Margaret Eby
November 21, 2014 11:58 am

Sexual assault on college campuses has been much in the news lately, and for good reason: It’s a crime that is as pervasive as it is frequently suppressed. It’s about time that it became part of a real, ongoing discussion about students’ safety on campus. And under Title IX, various schools have begun to enact measures in order to prevent and better deal with incidents of on-campus sexual violence. But is it enough? The short answer is no.

Let’s consider the University of Virginia. A recent Rolling Stone article took a look at the painful story of a woman named Jackie, who was gang-raped at a fraternity house, and her fight to get the school administration to respond. According to Rolling Stone, when Jackie reported the crime to a dean, she was actively discouraged from speaking about the incident, and she experienced backlash from defenders of the Greek house and school policy alike. This despite the fact that UVA prides itself on a code of conduct known as the Honor System.

This is clearly a failure of the school administration, but it’s also a failure of the school’s culture generally. Not only was Jackie allegedly denied support in the wake of the horrifying incident, she was shamed because of it. And this shame is exactly why on-campus assault has been, for so long, a scourge often experienced and little discussed.

And UVA isn’t the only one, not by any measure. A recent study found that fewer than one-third of all campus sexual assault cases result in expulsion of the perpetrator.
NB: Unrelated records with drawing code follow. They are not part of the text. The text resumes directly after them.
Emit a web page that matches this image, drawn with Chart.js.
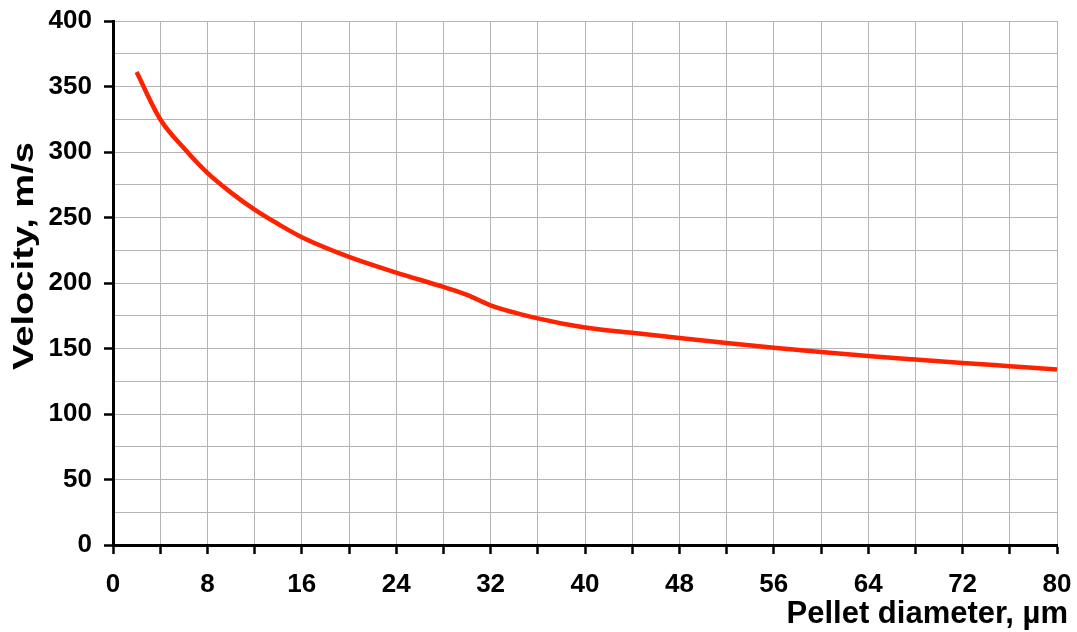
<!DOCTYPE html>
<html>
<head>
<meta charset="utf-8">
<script src="https://cdn.jsdelivr.net/npm/chart.js@4.4.1/dist/chart.umd.min.js"></script>
<style>
  html, body { margin: 0; padding: 0; background: #fff; }
  #wrap { width: 1077px; height: 632px; position: relative; }
</style>
</head>
<body>
<div id="wrap"><canvas id="velocityChart"></canvas></div>
<script>
// pellet diameter (µm) and velocity (m/s)
const diameters = [2, 4, 6, 8, 10, 12, 14, 16, 20, 24, 28, 30, 32, 36, 40, 44, 48, 52, 56, 60, 64, 68, 72, 76, 80];
const velocities = [361, 325, 303, 284, 269, 256, 245, 235, 220, 208, 197, 191, 183, 173, 166, 162, 158, 154.2, 150.6, 147.3, 144.3, 141.6, 139, 136.5, 134];

const xTitle = 'Pellet diameter, µm';
const yTitle = 'Velocity, m/s';
const FONT = "'Liberation Sans', Arial, sans-serif";

// both axis titles are placed off-centre in the original, so draw them ourselves
// (the y title is drawn a bit stretched along its length, as in the source)
const axisTitles = {
  id: 'axisTitles',
  afterDraw(chart) {
    const ctx = chart.ctx;
    ctx.save();
    ctx.font = 'bold 31px ' + FONT;
    ctx.fillStyle = '#000';
    ctx.textBaseline = 'alphabetic';
    ctx.textAlign = 'right';
    ctx.fillText(xTitle, 1068, 623);
    ctx.restore();

    ctx.save();
    ctx.font = 'bold 30px ' + FONT;
    ctx.fillStyle = '#000';
    ctx.translate(33, 256);
    ctx.rotate(-Math.PI / 2);
    ctx.scale(1.27, 1);
    ctx.textAlign = 'center';
    ctx.textBaseline = 'alphabetic';
    ctx.fillText(yTitle, 0, 0);
    ctx.restore();
  }
};

const ctx = document.getElementById('velocityChart').getContext('2d');
new Chart(ctx, {
  type: 'line',
  data: {
    datasets: [{
      data: diameters.map((d, i) => ({ x: d, y: velocities[i] })),
      borderColor: '#ff2200',
      borderWidth: 4.5,
      pointRadius: 0,
      cubicInterpolationMode: 'monotone',
      fill: false
    }]
  },
  options: {
    responsive: true,
    maintainAspectRatio: false,
    animation: false,
    layout: { padding: { top: 21, right: 20, left: 0, bottom: 0 } },
    plugins: {
      legend: { display: false },
      tooltip: { enabled: false }
    },
    scales: {
      x: {
        type: 'linear',
        min: 0,
        max: 80,
        afterFit: (s) => { s.height = 87; s.paddingLeft = 0; s.paddingRight = 0; },
        ticks: {
          stepSize: 4,
          autoSkip: false,
          maxRotation: 0,
          padding: 15,
          color: '#000',
          font: { family: FONT, size: 26, weight: 'bold' },
          callback: (v) => (v % 8 === 0 ? v : '')
        },
        grid: {
          color: '#b4b4b4',
          lineWidth: 1,
          tickColor: '#000',
          tickLength: 9,
          tickWidth: 2.5
        },
        border: { color: '#000', width: 3 }
      },
      y: {
        min: 0,
        max: 400,
        afterFit: (s) => { s.width = 113; s.paddingTop = 0; s.paddingBottom = 0; },
        ticks: {
          stepSize: 25,
          autoSkip: false,
          padding: 12,
          color: '#000',
          font: { family: FONT, size: 26, weight: 'bold' },
          callback: (v) => (v % 50 === 0 ? v : '')
        },
        grid: {
          color: '#b4b4b4',
          lineWidth: 1,
          tickColor: (c) => (c.tick && c.tick.value % 50 === 0 ? '#000' : 'rgba(0,0,0,0)'),
          tickLength: 9,
          tickWidth: 2.5
        },
        border: { color: '#000', width: 3 }
      }
    }
  },
  plugins: [axisTitles]
});
</script>
</body>
</html>
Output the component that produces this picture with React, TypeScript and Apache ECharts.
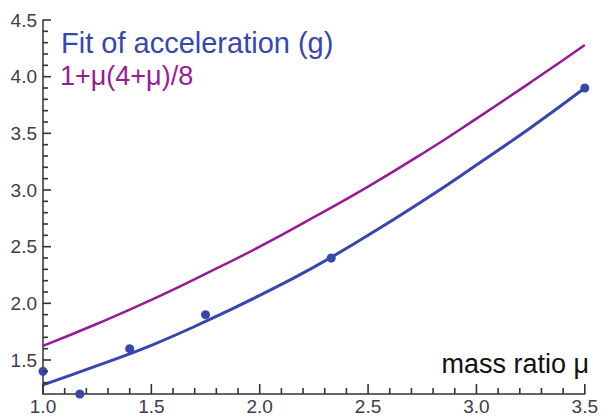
import React, { useEffect, useRef } from "react";
import * as echarts from "echarts";

const muGrid = [1.0, 1.25, 1.5, 1.75, 2.0, 2.25, 2.5, 2.75, 3.0, 3.25, 3.5];
const fitValues = [1.28, 1.45, 1.63, 1.84, 2.07, 2.32, 2.6, 2.9, 3.22, 3.55, 3.9];
const theoryValues = [1.625, 1.82, 2.03, 2.26, 2.5, 2.76, 3.03, 3.32, 3.63, 3.95, 4.28];
const measuredMu = [1.0, 1.17, 1.4, 1.75, 2.33, 3.5];
const measuredG = [1.4, 1.2, 1.6, 1.9, 2.4, 3.9];

const X_MIN = 1;
const X_MAX = 3.5;
const Y_MIN = 1.2;
const Y_MAX = 4.5;

// tick positions: every 0.1, major every 0.5
const xTickValues: number[] = [];
for (let i = 10; i <= 35; i++) xTickValues.push(i / 10);
const yTickValues: number[] = [];
for (let i = 13; i <= 45; i++) yTickValues.push(i / 10);
const isMajor = (v: number) => Math.abs(v * 2 - Math.round(v * 2)) < 1e-6;

const titleFit = "Fit of acceleration (g)";
const titleTheory = "1+μ(4+μ)/8";
const xName = "mass ratio μ";

const BLUE = "#3747b0";
const PURPLE = "#991a99";
const AXIS = "#333333";
const LABEL = "#3c3c4c";
const FONT = "'Liberation Sans', Arial, sans-serif";

const tickSeries = (data: number[][], size: number[], offset: number[]) => ({
  type: "scatter",
  data,
  symbol: "rect",
  symbolSize: size,
  symbolOffset: offset,
  clip: false,
  silent: true,
  itemStyle: { color: AXIS, opacity: 1 },
  z: 6,
});

export default function App() {
  const ref = useRef<HTMLDivElement>(null);
  useEffect(() => {
    if (!ref.current) return;
    const chart = echarts.init(ref.current, undefined, { renderer: "svg" });
    const fit = muGrid.map((m, i) => [m, fitValues[i]]);
    const theory = muGrid.map((m, i) => [m, theoryValues[i]]);
    const pts = measuredMu.map((m, i) => [m, measuredG[i]]);
    const xMajor = xTickValues.filter(isMajor).map((v) => [v, Y_MIN]);
    const xMinor = xTickValues.filter((v) => !isMajor(v)).map((v) => [v, Y_MIN]);
    const yMajor = yTickValues.filter(isMajor).map((v) => [X_MIN, v]);
    const yMinor = yTickValues.filter((v) => !isMajor(v)).map((v) => [X_MIN, v]);
    chart.setOption({
      animation: false,
      backgroundColor: "#ffffff",
      grid: { left: 43, right: 13, top: 20, bottom: 20 },
      xAxis: {
        type: "value",
        min: X_MIN,
        max: X_MAX,
        interval: 0.5,
        axisLine: { show: true, lineStyle: { color: AXIS, width: 1.5 } },
        axisTick: { show: false },
        splitLine: { show: false },
        axisLabel: {
          fontSize: 19,
          color: LABEL,
          fontFamily: FONT,
          margin: 3,
          formatter: (v: number) => v.toFixed(1),
        },
      },
      yAxis: {
        type: "value",
        min: Y_MIN,
        max: Y_MAX,
        interval: 0.1,
        axisLine: { show: true, lineStyle: { color: AXIS, width: 1.5 } },
        axisTick: { show: false },
        splitLine: { show: false },
        axisLabel: {
          interval: 0,
          fontSize: 19,
          color: LABEL,
          fontFamily: FONT,
          margin: 6,
          formatter: (v: number) => (isMajor(v) ? v.toFixed(1) : ""),
        },
      },
      series: [
        {
          type: "line",
          data: theory,
          smooth: true,
          showSymbol: false,
          lineStyle: { color: PURPLE, width: 2.5 },
          z: 2,
        },
        {
          type: "line",
          data: fit,
          smooth: true,
          showSymbol: false,
          lineStyle: { color: BLUE, width: 3 },
          z: 3,
        },
        {
          type: "scatter",
          data: pts,
          symbolSize: 9,
          clip: false,
          itemStyle: { color: BLUE, opacity: 1 },
          z: 4,
        },
        tickSeries(xMajor, [1.6, 10], [0, -5]),
        tickSeries(xMinor, [1.6, 6], [0, -3]),
        tickSeries(yMajor, [8, 1.6], [4, 0]),
        tickSeries(yMinor, [5, 1.6], [2.5, 0]),
      ],
      graphic: [
        {
          type: "text",
          x: 61,
          y: 43,
          style: {
            text: titleFit,
            fill: BLUE,
            font: `29px ${FONT}`,
            verticalAlign: "middle",
            align: "left",
          },
        },
        {
          type: "text",
          x: 60,
          y: 76,
          style: {
            text: titleTheory,
            fill: PURPLE,
            font: `27px ${FONT}`,
            verticalAlign: "middle",
            align: "left",
          },
        },
        {
          type: "text",
          x: 589,
          y: 364,
          style: {
            text: xName,
            fill: "#111111",
            font: `27px ${FONT}`,
            verticalAlign: "middle",
            align: "right",
          },
        },
      ],
    });
    return () => chart.dispose();
  }, []);
  return (
    <div
      ref={ref}
      style={{ position: "fixed", left: 0, top: 0, width: 601, height: 416 }}
    />
  );
}
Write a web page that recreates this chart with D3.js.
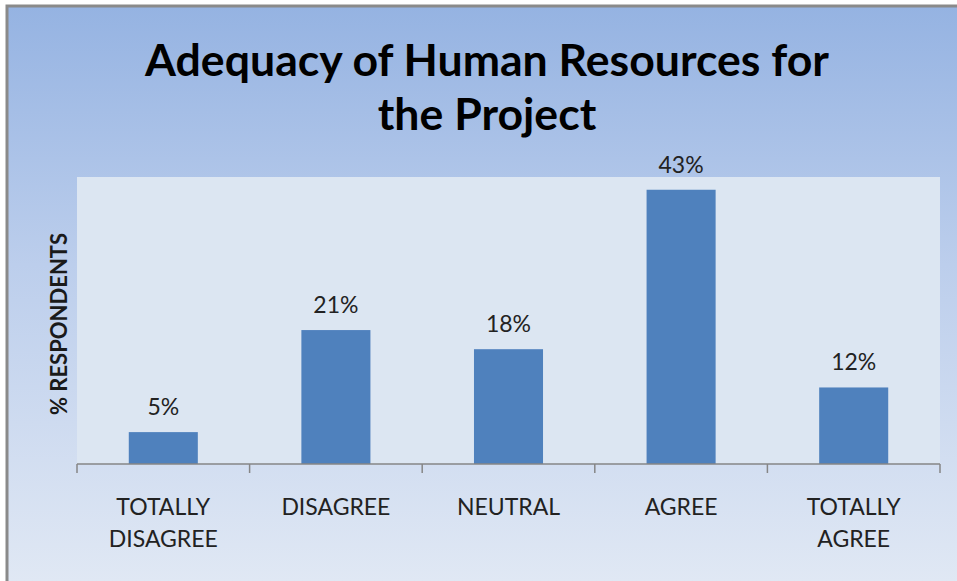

Earlier this year, Columbia University student Emma Sulkowicz raised awareness of her school’s mishandling of her sexual assault case, protesting the fact that her rapist was still enrolled in classes by carrying around mattress.

Meanwhile, Princeton University has come under fire for failing to promptly and thoroughly address assault and harassment claims made my female students.

Under pressure to make swift changes, universities have begun to implement new educational awareness raising campaigns, but those efforts can be flawed if they lead to victim-blaming (telling women not to drink too much, or act a certain way).

“It’s a tough line to tread because the blame should still be on the perpetrator, but you also want to protect these people,” Larkin Sayre, a sophomore and student activist at Massachusetts Institute of Technology, told NPR on Thursday. Recently, the University of Wisconsin’s students were issued safety tips that seemed to place blame on the potential victim rather than the perpetrator.

As for UVA, they’re reportedly involving local police in an investigation into the alleged gang-rape that took place on their campus. But as many have pointed out, it took a major magazine exposing the story in order for the claims to be taken seriously.

With the alarming number of sexual assault incidents happening on campuses nationwide, it will take more than major media exposure to combat the problem. It will take a dramatic change in the way schools handle sexual assault—from prevention education to zero-tolerance policies. Women deserve to go to schools where they feel safe, where their voices are heard, and where action is taken when they’re subject to unspeakable violence.